La polizia thai ha anche arrestato 15 birmani e due thailandesi che stavano cercando di fuggire in Malaysia in cerca di migliori opportunità di lavoro. Il gruppo ha raccontato di aver valicato il confine a Mae Sot grazie all’aiuto di intermediari. Viaggi di questo tipo rischiano di diventare sempre più frequenti con l’esacerbarsi della violenza in Myanmar, sostengono gli esperti, i quali si aspettano un prosieguo dei combattimenti, almeno finché non comincerà la stagione delle piogge, che ogni anno pone un freno agli scontri.

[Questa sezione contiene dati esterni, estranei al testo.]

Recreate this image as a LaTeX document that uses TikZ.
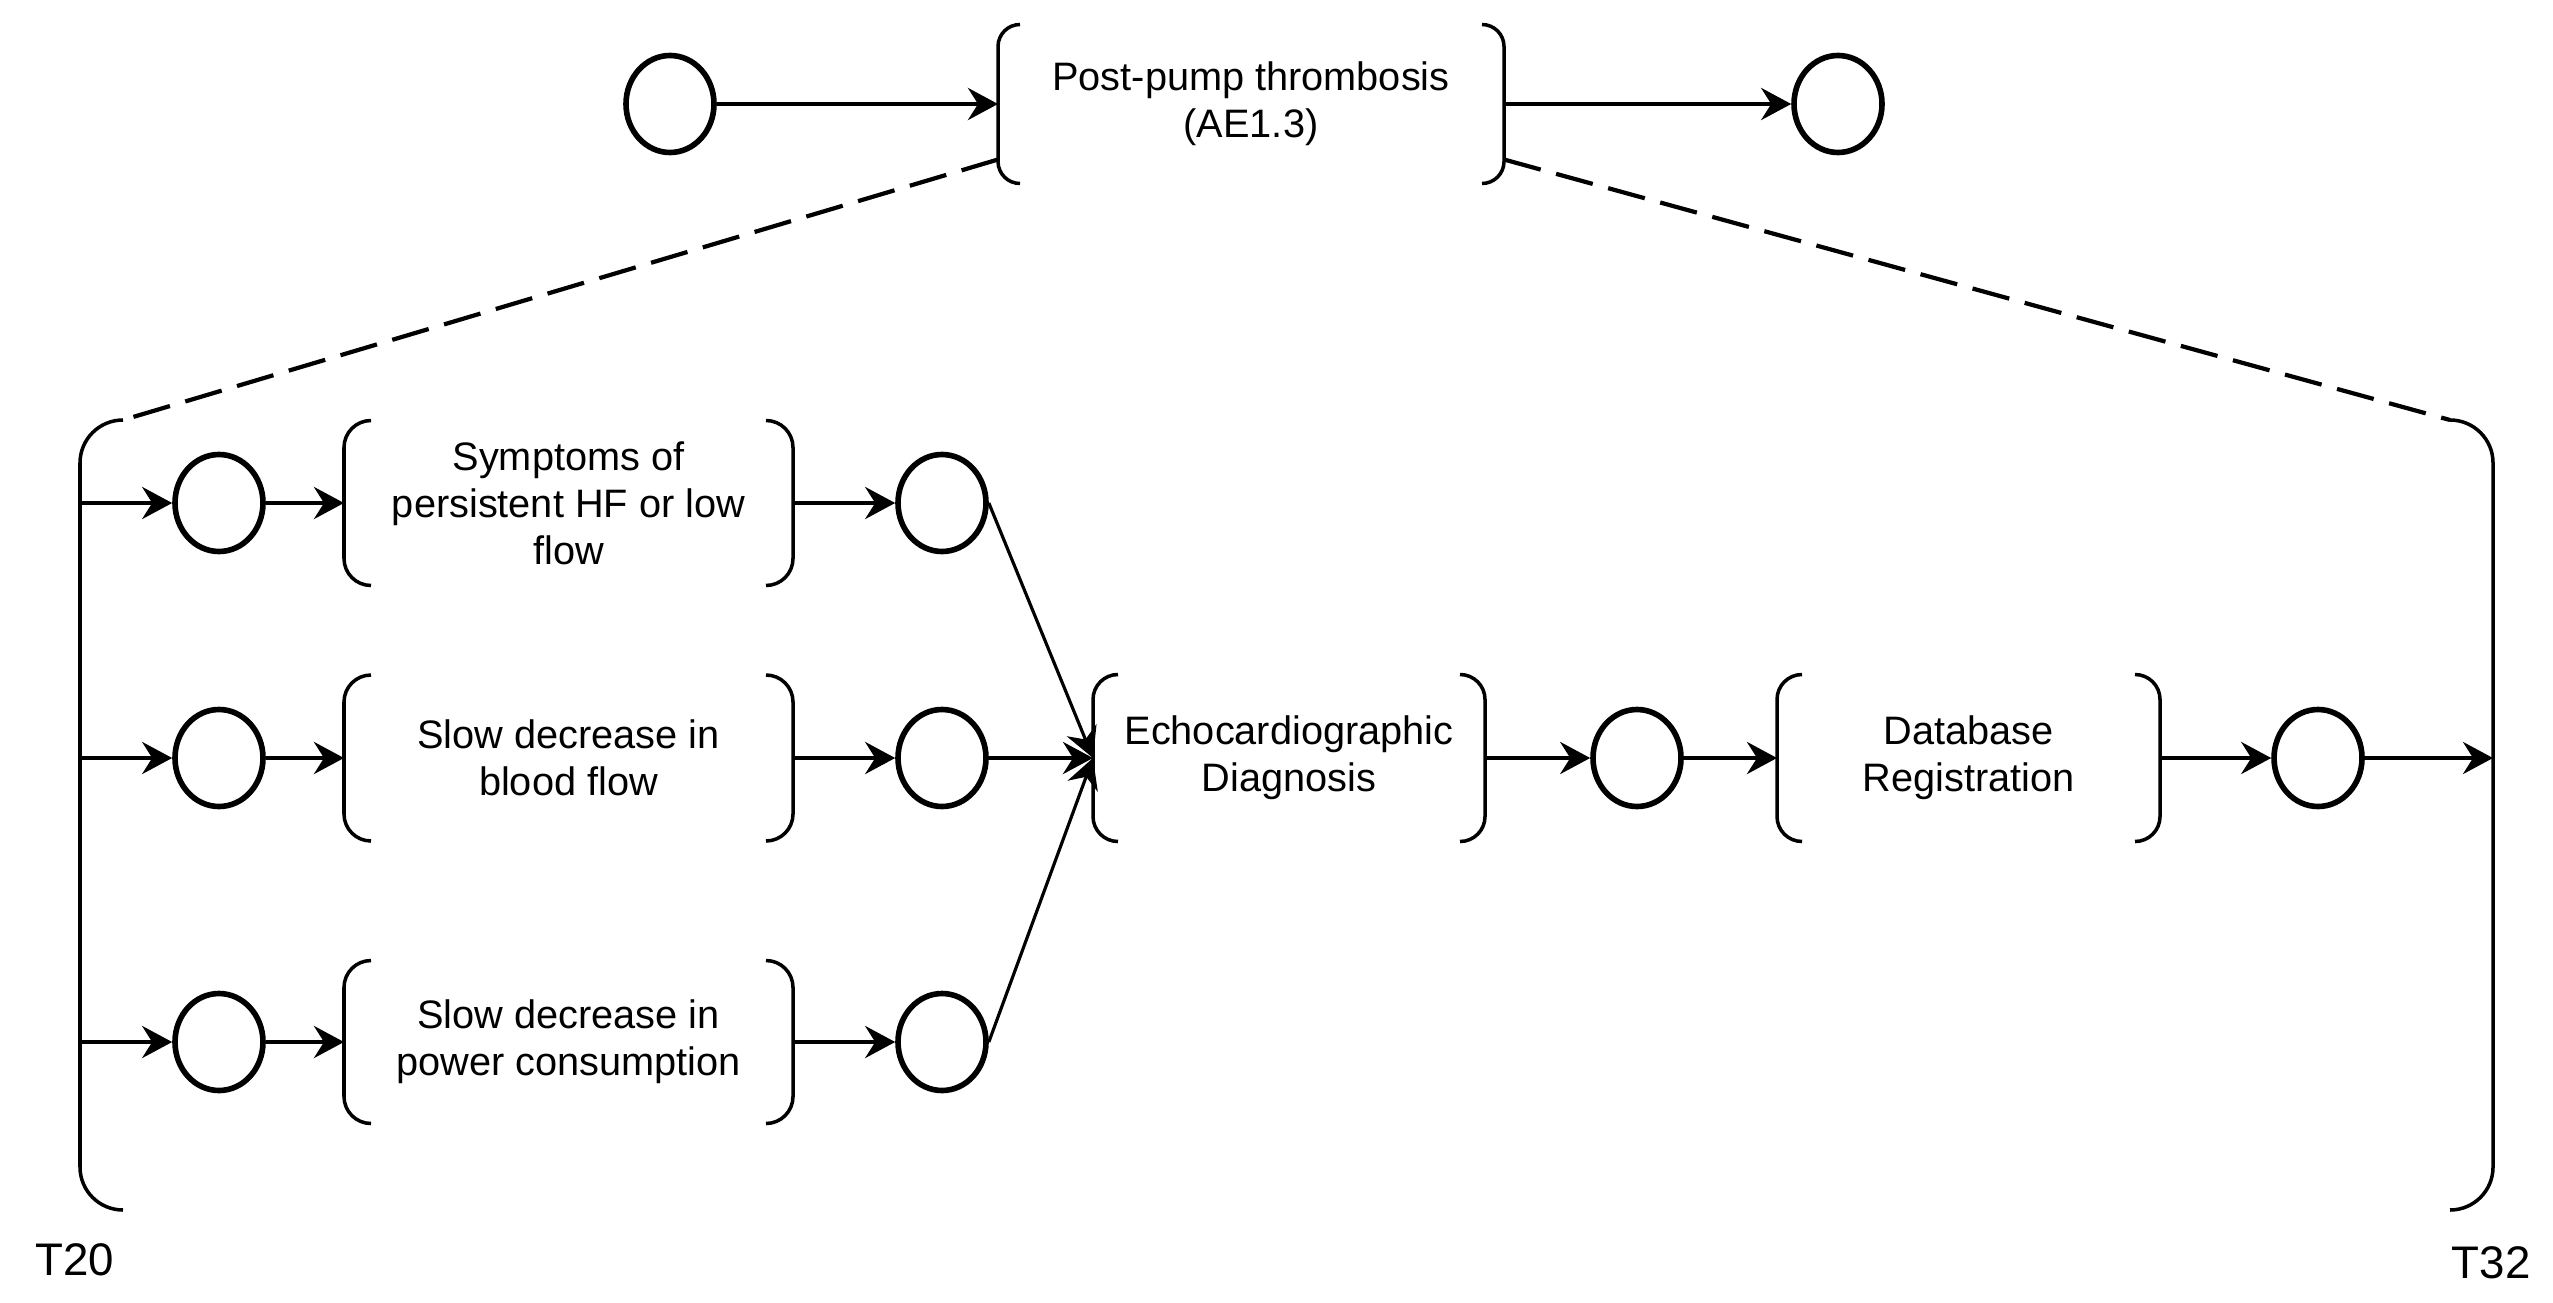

Ma la Thailandia ha anche inviato aiuti in Myanmar (sebbene tramite enti gestiti dai generali) e attivato una risposta umanitaria a Mae Sot. Il Governo di unità nazionale in esilio ha ringraziato Bangkok per aver fornito riparo e assistenza ai rifugiati, prevedendo tuttavia ulteriori sfollamenti. Almeno 3mila persone – perlopiù anziani e bambini – hanno varcato il confine solo nel fine settimana, ha dichiarato due giorni fa il ministro degli Esteri Parnpree Bahidda Nukara, ma circa 2mila sono tornati a Myawaddy lunedì.
Il mese scorso Parnpree aveva annunciato che il Paese avrebbe potuto ospitare fino a 10mila rifugiati birmani a Mae Sot e dintorni.